Submitted to: Journal of the Science of Food and Agriculture
Publication Type: Peer Reviewed Journal
Publication Acceptance Date: 7/27/2007
Publication Date: 11/16/2007
Citation: Wang, S.Y., Fordham, I.M. 2007. Differences in Chemical Composition and Antioxidant Capacity among Different Genotypes of Autumn Olive (Elaeagnus umbellate Thumb). Journal of the Science of Food and Agriculture. 45(4):402-409.

Interpretive Summary: Autumn olives produce an abundance of small deep-red colored, sweet-tart fruit that can be used for preserves, condiments, fruit rolls, juice, flavoring, and other food products. Autumn olive fruit contain carotenoids including lycopene which have been shown to be associated with lowering the risks for some diseases in humans. However, there has been little research conducted on autumn olive berry, and thus minimal information is available on its health benefits. Our results showed that autumn olive fruit has a high content of antioxidants. Dietary supplementation with various fruits and vegetables including autumn olive berry could have benefits to human health. Information obtained from this research is valuable for other scientists and consumers. It will help scientists develop more diversified sources of healthy fruits for consumers.
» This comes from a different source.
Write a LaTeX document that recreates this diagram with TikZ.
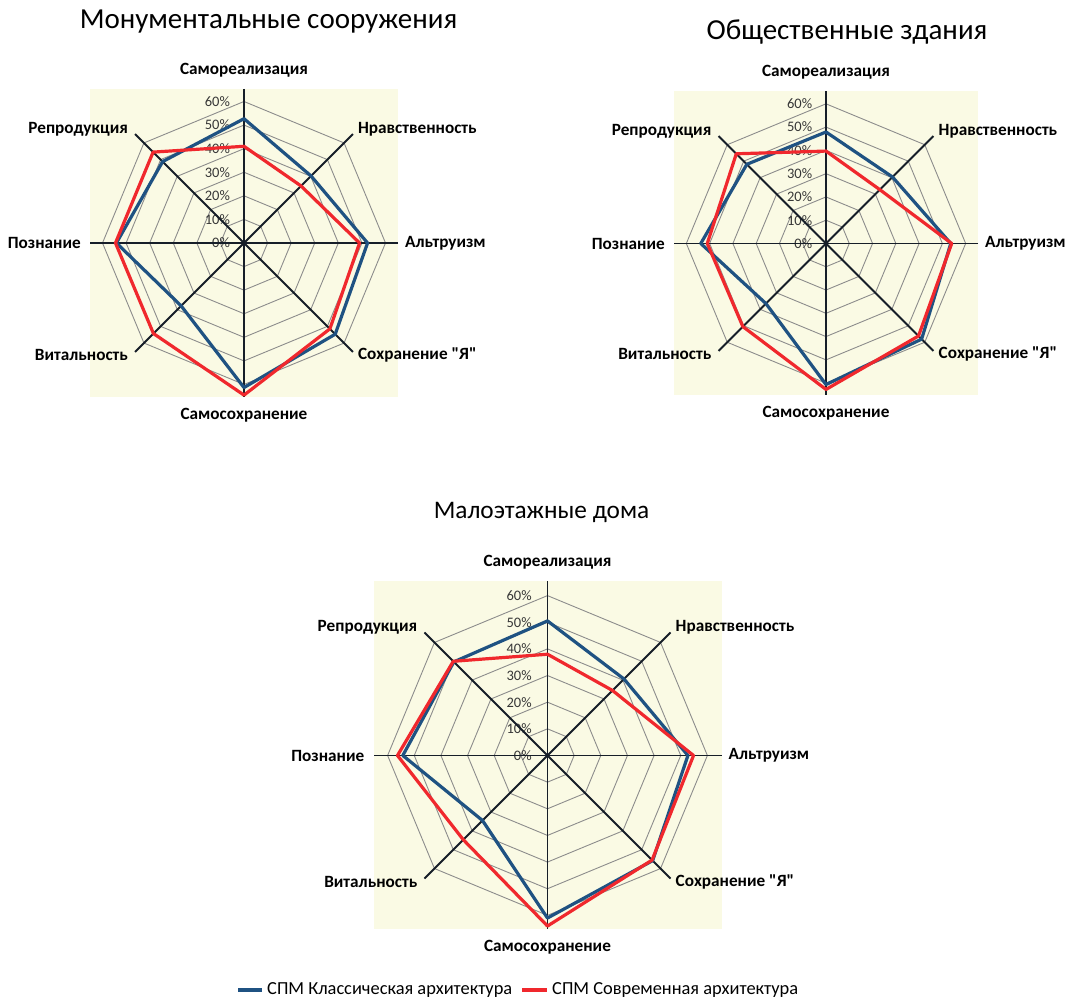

Technical Abstract: Fruit from six genotypes of autumn olive (‘Brilliant Rose’, ‘Delightful’, ‘Jewel’, ‘Natural 1’, ‘Natural 2’, and ‘Sweet Tart’) were evaluated for fruit quality, phenolic contents, carotenoids, antioxidants, antioxidant capacity, and antioxidant enzyme activity. The fruit soluble solids, titratable acids, total carotenoids, and total phenolic contents varied with genotypes. Soluble solids content (SSC) in six genotypes of autumn olive ranged from 10.6 to 18.4% while titratable acids (TA) ranged from 0.79 to 1.29%. ‘Jewel’ had the highest SSC and ‘Sweet N Tart’ had the highest TA. Fructose and glucose were the two predominant sugars, and malic acid was the predominant organic acid found in autumn olive fruit. ‘Jewel’ and ‘Sweet N Tart’ cultivars had the highest sugar and organic acid content among the six genotypes. Autumn olive contained potent free radical scavenging activities for various free radicals and reactive oxygen species. Autumn olive also had high activities of antioxidant enzymes. Among the six genotypes, ‘Brilliant Rose’ and ‘Jewel’ had the highest levels of antioxidants and antioxidant enzyme activity. These results indicate the consuming autumn olive fruit may be beneficial to human health, although further human studies will be required for confirmation.